▶ **Requirements**: Everything from the first line of the data below through the line that contains "const pdgfbMrnaSig = ['', '***', '', '**'];" should be written out exactly, please, and nothing more; the pictures stay out.

▶ **Available data**:
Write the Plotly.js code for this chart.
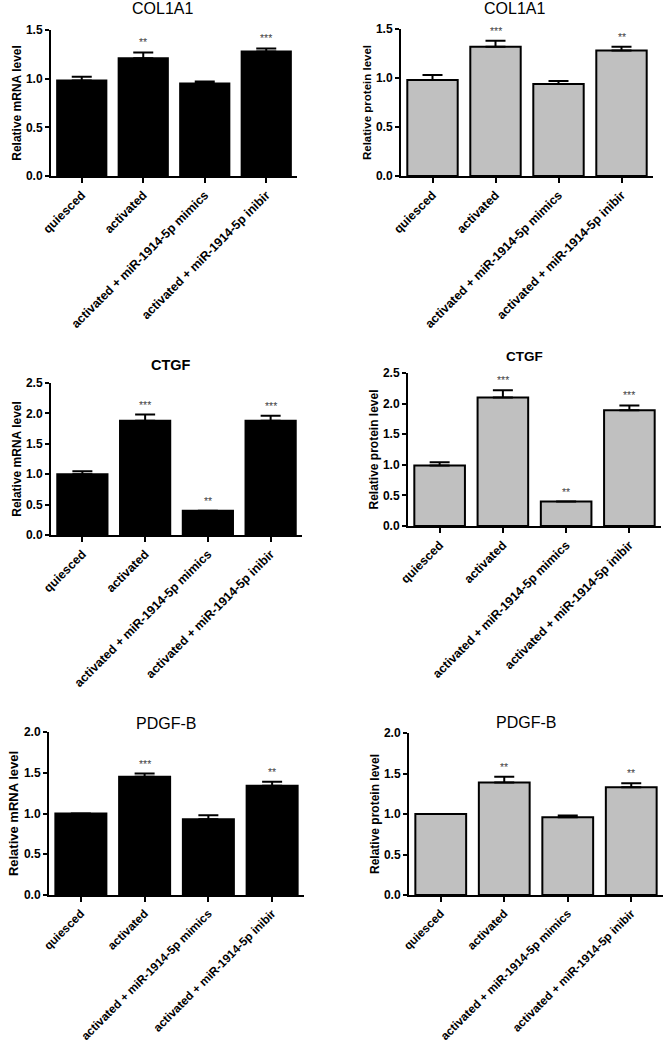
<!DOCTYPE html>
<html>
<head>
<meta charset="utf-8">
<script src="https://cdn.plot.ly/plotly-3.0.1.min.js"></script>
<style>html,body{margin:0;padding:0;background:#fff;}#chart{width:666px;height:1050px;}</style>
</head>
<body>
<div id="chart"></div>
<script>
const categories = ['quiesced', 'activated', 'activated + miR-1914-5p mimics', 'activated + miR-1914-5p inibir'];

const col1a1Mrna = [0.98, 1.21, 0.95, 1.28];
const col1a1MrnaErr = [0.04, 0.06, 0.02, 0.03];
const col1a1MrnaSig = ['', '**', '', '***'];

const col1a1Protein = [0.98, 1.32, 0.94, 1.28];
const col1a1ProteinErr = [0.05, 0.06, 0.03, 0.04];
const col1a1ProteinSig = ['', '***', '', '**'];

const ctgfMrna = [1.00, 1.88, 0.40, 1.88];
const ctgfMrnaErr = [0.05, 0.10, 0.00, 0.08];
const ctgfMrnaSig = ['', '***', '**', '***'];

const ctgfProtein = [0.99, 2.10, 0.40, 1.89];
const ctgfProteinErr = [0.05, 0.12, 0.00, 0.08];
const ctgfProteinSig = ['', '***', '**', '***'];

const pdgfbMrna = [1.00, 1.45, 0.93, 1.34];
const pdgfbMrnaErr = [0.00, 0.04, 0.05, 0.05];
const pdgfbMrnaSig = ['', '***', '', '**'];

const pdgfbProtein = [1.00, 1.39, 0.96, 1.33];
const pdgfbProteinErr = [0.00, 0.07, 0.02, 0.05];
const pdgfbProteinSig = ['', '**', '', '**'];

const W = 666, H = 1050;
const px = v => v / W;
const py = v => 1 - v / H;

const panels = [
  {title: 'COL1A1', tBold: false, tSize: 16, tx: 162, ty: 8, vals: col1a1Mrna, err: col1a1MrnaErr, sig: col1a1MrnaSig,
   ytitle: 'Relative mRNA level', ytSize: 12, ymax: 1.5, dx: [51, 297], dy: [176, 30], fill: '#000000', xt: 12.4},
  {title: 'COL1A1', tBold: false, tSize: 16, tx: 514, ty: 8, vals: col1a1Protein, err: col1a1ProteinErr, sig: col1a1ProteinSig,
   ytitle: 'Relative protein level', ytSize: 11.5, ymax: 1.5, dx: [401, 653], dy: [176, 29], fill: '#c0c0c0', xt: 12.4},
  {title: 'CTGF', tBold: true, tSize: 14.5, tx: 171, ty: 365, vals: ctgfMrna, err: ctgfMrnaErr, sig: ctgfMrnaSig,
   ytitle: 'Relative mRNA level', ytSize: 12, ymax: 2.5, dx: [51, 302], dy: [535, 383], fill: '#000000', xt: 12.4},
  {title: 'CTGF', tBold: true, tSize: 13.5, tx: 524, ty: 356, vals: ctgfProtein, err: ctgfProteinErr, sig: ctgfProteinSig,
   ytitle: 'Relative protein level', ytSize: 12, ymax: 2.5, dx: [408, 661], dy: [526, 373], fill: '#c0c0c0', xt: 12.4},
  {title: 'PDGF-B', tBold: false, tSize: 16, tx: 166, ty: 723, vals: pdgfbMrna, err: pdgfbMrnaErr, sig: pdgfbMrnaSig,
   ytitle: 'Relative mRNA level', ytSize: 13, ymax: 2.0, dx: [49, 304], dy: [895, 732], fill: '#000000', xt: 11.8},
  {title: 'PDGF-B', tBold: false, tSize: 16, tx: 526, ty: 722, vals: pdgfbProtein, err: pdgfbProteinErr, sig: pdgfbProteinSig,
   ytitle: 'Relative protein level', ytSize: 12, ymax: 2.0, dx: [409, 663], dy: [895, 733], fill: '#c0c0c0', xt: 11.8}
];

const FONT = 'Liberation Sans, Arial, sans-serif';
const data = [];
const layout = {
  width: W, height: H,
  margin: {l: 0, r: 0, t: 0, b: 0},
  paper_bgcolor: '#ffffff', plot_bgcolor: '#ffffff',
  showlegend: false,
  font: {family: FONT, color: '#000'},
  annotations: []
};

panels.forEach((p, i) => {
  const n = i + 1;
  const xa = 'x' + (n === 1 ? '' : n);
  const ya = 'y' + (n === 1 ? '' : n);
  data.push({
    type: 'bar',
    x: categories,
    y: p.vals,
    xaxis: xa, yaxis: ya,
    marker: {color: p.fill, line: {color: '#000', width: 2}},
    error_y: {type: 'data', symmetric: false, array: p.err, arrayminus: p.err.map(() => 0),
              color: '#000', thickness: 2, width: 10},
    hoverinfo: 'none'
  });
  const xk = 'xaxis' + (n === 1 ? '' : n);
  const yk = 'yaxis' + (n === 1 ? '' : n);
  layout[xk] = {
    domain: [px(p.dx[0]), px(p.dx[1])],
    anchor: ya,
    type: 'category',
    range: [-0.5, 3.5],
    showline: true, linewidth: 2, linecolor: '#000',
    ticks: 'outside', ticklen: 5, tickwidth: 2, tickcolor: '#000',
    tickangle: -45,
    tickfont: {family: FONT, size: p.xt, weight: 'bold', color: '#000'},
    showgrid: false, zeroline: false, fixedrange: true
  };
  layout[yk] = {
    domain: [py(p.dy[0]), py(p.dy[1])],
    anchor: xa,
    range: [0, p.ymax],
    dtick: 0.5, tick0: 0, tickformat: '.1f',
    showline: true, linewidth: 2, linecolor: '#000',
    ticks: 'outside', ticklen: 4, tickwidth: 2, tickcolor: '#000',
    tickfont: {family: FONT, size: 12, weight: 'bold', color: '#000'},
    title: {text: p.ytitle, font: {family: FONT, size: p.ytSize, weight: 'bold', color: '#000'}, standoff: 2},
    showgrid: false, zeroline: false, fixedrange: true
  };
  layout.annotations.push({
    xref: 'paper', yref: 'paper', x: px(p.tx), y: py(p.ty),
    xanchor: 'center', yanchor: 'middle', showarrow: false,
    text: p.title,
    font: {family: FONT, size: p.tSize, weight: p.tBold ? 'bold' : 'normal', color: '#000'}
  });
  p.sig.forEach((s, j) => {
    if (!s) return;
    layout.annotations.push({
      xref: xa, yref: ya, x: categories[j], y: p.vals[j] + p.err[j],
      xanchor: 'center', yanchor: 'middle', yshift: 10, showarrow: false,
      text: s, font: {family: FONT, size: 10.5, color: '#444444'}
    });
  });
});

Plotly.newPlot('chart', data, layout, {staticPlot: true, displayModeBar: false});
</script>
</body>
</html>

▶ **Right answer**:
Write the Plotly.js code for this chart.
<!DOCTYPE html>
<html>
<head>
<meta charset="utf-8">
<script src="https://cdn.plot.ly/plotly-3.0.1.min.js"></script>
<style>html,body{margin:0;padding:0;background:#fff;}#chart{width:666px;height:1050px;}</style>
</head>
<body>
<div id="chart"></div>
<script>
const categories = ['quiesced', 'activated', 'activated + miR-1914-5p mimics', 'activated + miR-1914-5p inibir'];

const col1a1Mrna = [0.98, 1.21, 0.95, 1.28];
const col1a1MrnaErr = [0.04, 0.06, 0.02, 0.03];
const col1a1MrnaSig = ['', '**', '', '***'];

const col1a1Protein = [0.98, 1.32, 0.94, 1.28];
const col1a1ProteinErr = [0.05, 0.06, 0.03, 0.04];
const col1a1ProteinSig = ['', '***', '', '**'];

const ctgfMrna = [1.00, 1.88, 0.40, 1.88];
const ctgfMrnaErr = [0.05, 0.10, 0.00, 0.08];
const ctgfMrnaSig = ['', '***', '**', '***'];

const ctgfProtein = [0.99, 2.10, 0.40, 1.89];
const ctgfProteinErr = [0.05, 0.12, 0.00, 0.08];
const ctgfProteinSig = ['', '***', '**', '***'];

const pdgfbMrna = [1.00, 1.45, 0.93, 1.34];
const pdgfbMrnaErr = [0.00, 0.04, 0.05, 0.05];
const pdgfbMrnaSig = ['', '***', '', '**'];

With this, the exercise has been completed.